Types of bills (part 1)
There are different types of bills that can be introduced in the CT General Assembly. The bills on this page are original bills, usually seen in the beginning part of the session. If there are terms that you do not recognize yet, remember that this course has a glossary!

  1. Proposed bills are submitted by individual legislators and contain a statement of purpose in plain language. These bills are usually introduced by a Senator or Representative in response to constituent requests. In the early weeks in the session, these make up the majority of bills.
  1. Resolutions are bills that do not require the signature of the Governor. Resolutions typically amend the Connecticut State Constitution, confirm gubernatorial nominations of judges and cabinet members, make a unified statement such as petitioning Congress to stop unfunded mandates. In many cases, resolutions have no force of law.

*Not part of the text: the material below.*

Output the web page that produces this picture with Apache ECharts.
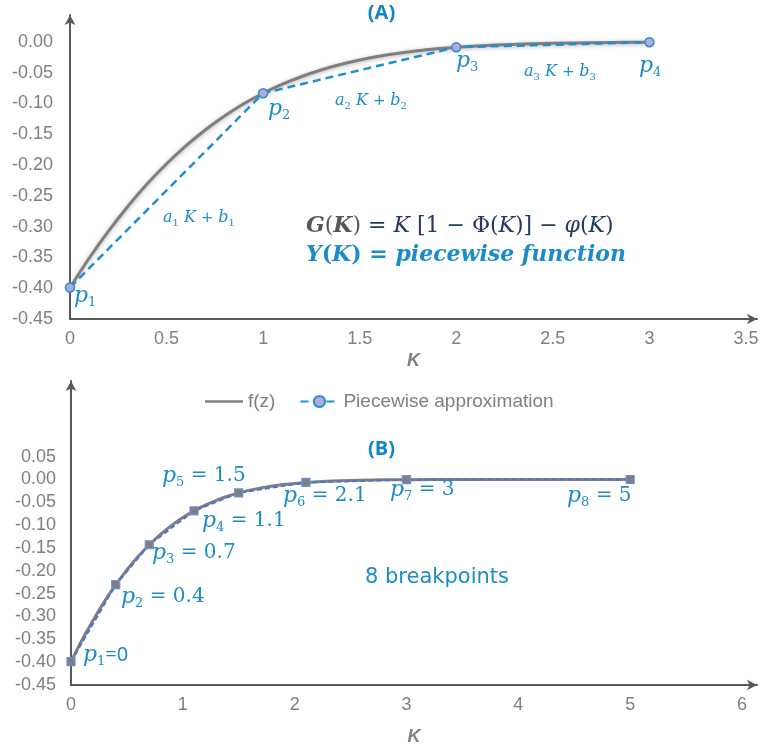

  1. Governor's bills are bills that are introduced by the legislative leaders of the same political party as the Governor to implement gubernatorial suggestions, programs, or budgets, etc.
    1. The Governor can't personally introduce legislation.
It's True!
It's True!
Although the media might give nicknames to bills, they are actually referred to by their numbers. Bill numbers are recycled, and each year, the sequence starts again.

  • Bills that originate in the Senate are numbered starting with 1.
  • Bills that originate in the House are numbered beginning with the number 5000.
The numbering of bills sometimes tells you about when they were introduced. For example, you would know that Proposed S.B. 45 came earlier in the session than Proposed S.B. 126. However, this rule only goes so far. When bills are redrafted and changed, they do not always get a new number. For instance, Commmittee Bill 45 came into being later than S.B. 126.